Hionas Gallery
89 Franklin Street, 212-274-9003
Tribeca / Downtown
November 4 - November 25, 2011
Reception: Thursday, November 3, 6 - 8 PM
Web Site
Hionas Gallery is pleased to present Traces, the latest solo exhibition from Melanie Vote. With this exhibition Vote continues to challenge the very ideas and practices of mixed-media art, combining plein air & studio landscape painting with sculptural renditions of objects from her childhood. The end result are magical yet realistic scenes inspired by Vote’s Midwestern roots, and her desire to create universal icons out of otherwise highly personal subject matter, such as doll figurines, a canvas backpack, and other items. The works for this show feature elements, or “traces” of those things lost or left behind following some catastrophic event; visual clues of a childhood long since past.
For Vote’s Precious Moments sculptures she looks to real objects from her past – dolls’ heads, ballerina figurines and similar kitsch playthings – and replicates them in plaster. In some instances, the artist will stage faux excavations of these plaster forms, first burying them in the ground then unearthing them, all the while applying the most careful of techniques, so that each new “discovery” opens a window to one’s past – a time capsule of childhood innocence and archeological hoax all in one.
Adding yet another layer to this unusual practice of sculpture-cum-archaeology, Vote creates still-life portraits of these sculptures and inserts them into her oil paintings, as if while wandering amidst the spare, rural “landscapes of my childhood,” she stumbled upon some ancient ruins, void of both symbolism and function.

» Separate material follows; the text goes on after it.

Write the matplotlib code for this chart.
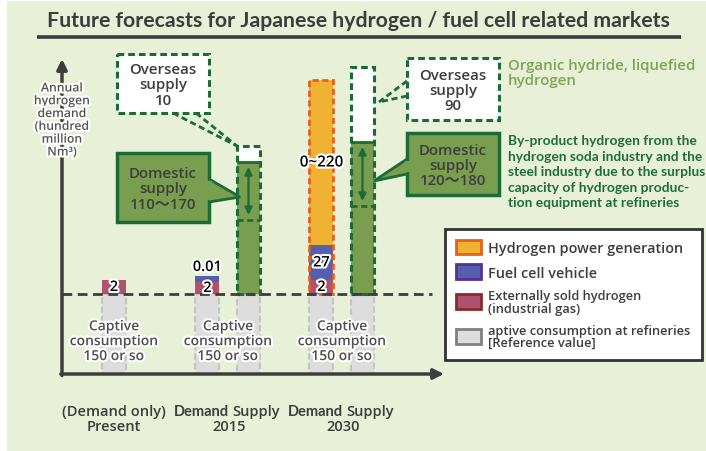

If De Chirico had grown up in the American Midwest, he may very well have envisioned the spacious and lush scenes that Vote creates.
For Metamorphosis (2011), one of Vote’s more tragic and highly detailed paintings to date, the artist draws inspiration from time spent at Jentel, Artist Residency program near Banner, Wyoming. Sitting atop a barren promontory, a little girl’s canvas backpack, shoes and clothing items – all eerily in tact – remain as clear signs of her existence. All that is missing is the girl herself and some explanation of what occurred.
According to journalist, artist and curator Brendan Carroll, who wrote the catalog essay for Traces, “The question or challenge [Vote] has set for herself is difficult: how to identify, capture, unleash, and convey the nightmarish visions of her unconscious without sacrificing the unfussy realism particular to plein air painting … This show provides a unique opportunity to see an artist in transition.” Upon viewing much of Vote’s latest work, it becomes clear she is indeed at a distinctive crossroads, wherein sculpture and painting, plein air and the studio all come together in this body of work. What’s more, there is evidently a want to find, according to Vote, “solace and perhaps even joy within the aftermath” of these post-apocalyptic scenes, in which the traces of things left behind are as hauntingly beautiful as the vacant landscapes they inhabit.
There will be an opening reception for the artist from 6:00 to 8:00pm on Thursday, November 3, 2011. Accompanying Traces will be an exhibition catalog with color reproductions of Vote’s latest paintings and sculpture, along with a contribution by Brendan Carroll.
About the Artist:
Melanie Vote’s most recent residencies awarded include Jentel, Artist in Residency Program, Banner, WY in 2009; and the Kimmel Harding Nelson Center for the Arts, Nebraska City, NE in 2007. She was the recipient of a Pollock-Krasner Foundation Grant in 2007, and was awarded a full fellowship to the Vermont Studio Center from the Dodge Foundation in 2002.
Melanie Vote was represented by DFN Gallery in New York from 2004 to 2010. Her works have been included in group exhibitions at Sloan Fine Art, New York; Flowers East Gallery, New York; Gallery Lombardi, Austin, TX; Stolen Space Gallery, London; Hans Weiss Newspace Gallery, Manchester, CT; and the Aldrich Contemporary Art Museum, Ridgefield, CT.
Her work was most recently exhibited at the Harold B. Lemmerman Gallery at New Jersey City University, through April of 2011. Vote received her MFA in Painting from the New York Academy of Art, graduating cum laude in 1998.